Afinal, carnaval é também
esperança. Aquele refrão parecia adequado para fazer a ligação entre o fim da
orgia de Momo e a retomada da realidade. Quem sabe – pensaram e questionaram em
uníssono - no ano que vem eles tenham a alegria de encerrar a festa de Momo com
o inocente pierrô apaixonado pela sua colombina de sempre?
Edson Pinto
Fevereiro’2016
Um comentário:
De: Edson Pinto
Para: Amigos
Ufa! Passou o carnaval e agora começamos verdadeiramente o ano de 2016... Tudo o que fizermos até o final de maio será revertido em impostos.

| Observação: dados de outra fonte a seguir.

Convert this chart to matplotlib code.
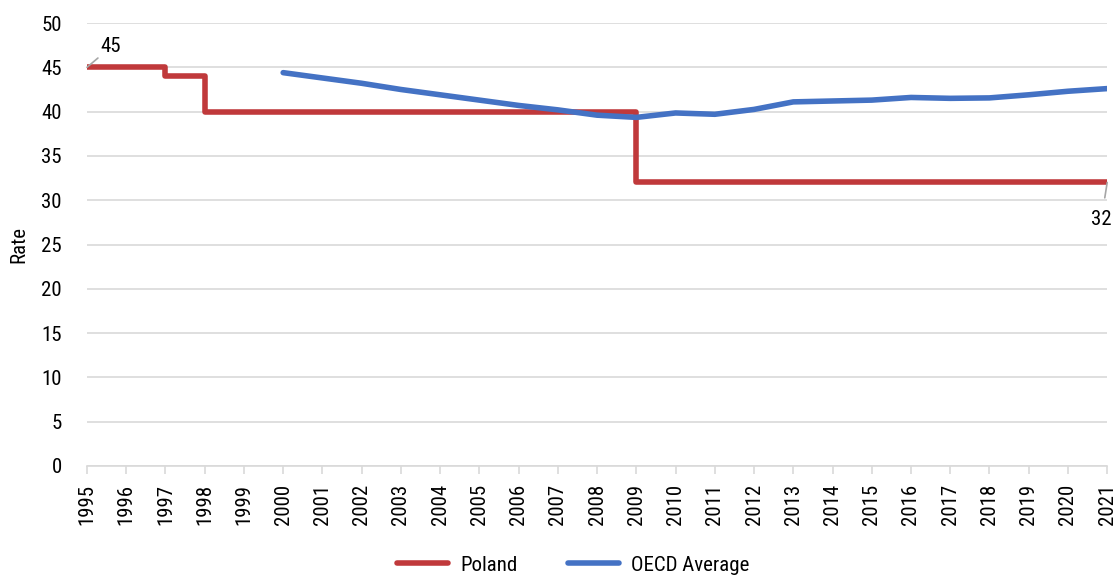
import matplotlib
matplotlib.use("Agg")
import matplotlib.pyplot as plt
from matplotlib import font_manager

names = {f.name for f in font_manager.fontManager.ttflist}
fam = "Roboto Condensed" if "Roboto Condensed" in names else "Roboto"
plt.rcParams["font.family"] = [fam, "DejaVu Sans"]

years = list(range(1995, 2022))
poland = [45, 45, 44, 40, 40, 40, 40, 40, 40, 40, 40, 40, 40, 40,
          32, 32, 32, 32, 32, 32, 32, 32, 32, 32, 32, 32, 32]
oecd_years = list(range(2000, 2022))
oecd = [44.4, 43.8, 43.2, 42.5, 41.9, 41.3, 40.7, 40.2, 39.6, 39.35, 39.85,
        39.7, 40.25, 41.1, 41.2, 41.3, 41.6, 41.5, 41.55, 41.9, 42.3, 42.6]

red = "#C0393B"
blue = "#4472C4"

fig = plt.figure(figsize=(11.15, 5.76), dpi=100)
ax = fig.add_axes([0.078, 0.191, 0.915, 0.769])

ax.step(years, poland, where="post", color=red, lw=4, label="Poland",
        solid_joinstyle="round", solid_capstyle="round")
ax.plot(oecd_years, oecd, color=blue, lw=4, label="OECD Average",
        solid_joinstyle="round", solid_capstyle="round")

ax.set_xlim(1995, 2021)
ax.set_ylim(0, 50)
ax.set_yticks(range(0, 51, 5))
ax.set_xticks(years)
ax.set_xticklabels([str(y) for y in years], rotation=90, fontsize=15)
ax.tick_params(axis="y", length=0, labelsize=15, pad=18)
ax.tick_params(axis="x", length=6, color="#d9d9d9", width=1.2, pad=7)
ax.grid(axis="y", color="#d9d9d9", lw=1.2)
ax.set_axisbelow(True)
for s in ["top", "right", "left"]:
    ax.spines[s].set_visible(False)
ax.spines["bottom"].set_color("#d9d9d9")
ax.spines["bottom"].set_linewidth(1.2)
ax.set_ylabel("Rate", fontsize=15, labelpad=9)

# end labels
ax.annotate(str(poland[0]), xy=(years[0], poland[0]), xytext=(1995.35, 47.3),
            fontsize=15, ha="left", va="center",
            arrowprops=dict(arrowstyle="-", color="#a6a6a6", lw=1.2,
                            shrinkA=0, shrinkB=0))
ax.annotate(str(poland[-1]), xy=(years[-1], poland[-1]), xytext=(2020.85, 27.8),
            fontsize=15, ha="center", va="center",
            arrowprops=dict(arrowstyle="-", color="#a6a6a6", lw=1.2,
                            shrinkA=7, shrinkB=0),
            annotation_clip=False)

fig.legend(loc="center", bbox_to_anchor=(0.514, 0.019), ncol=2,
           frameon=False, fontsize=15, handlelength=2.45, handletextpad=0.6,
           columnspacing=2.4)

fig.savefig("out.png", dpi=100)
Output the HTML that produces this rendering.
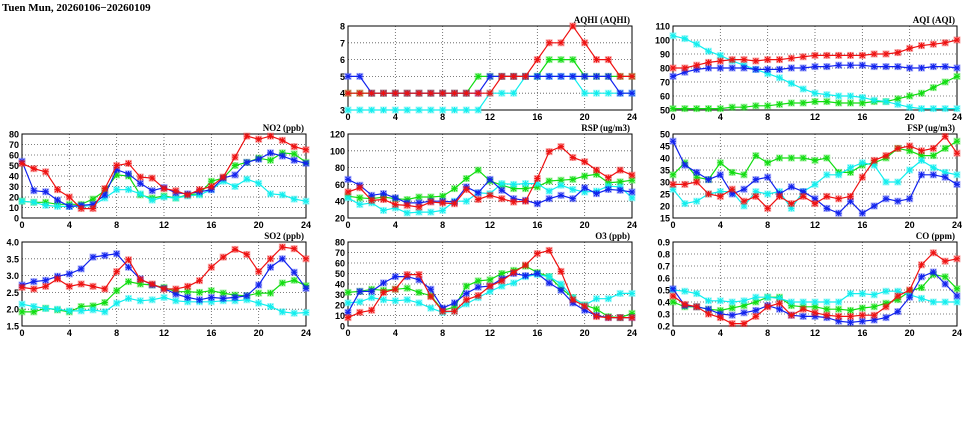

Boa parte dos meses seguintes será reservada para pagar os serviços que o governo não retribui pelos impostos pagos e – se formos astutos – poderá ainda nos sobrar algum recurso para fazermos o que arbitrariamente decidirmos.
Como este ano teremos um dia bissexto, nada mais coerente que este escriba, de produção igualmente bissexta, também se faça presente. É o que fiz com o texto SIMPLESMENTE, MAIS UM CARNAVAL aqui publicado.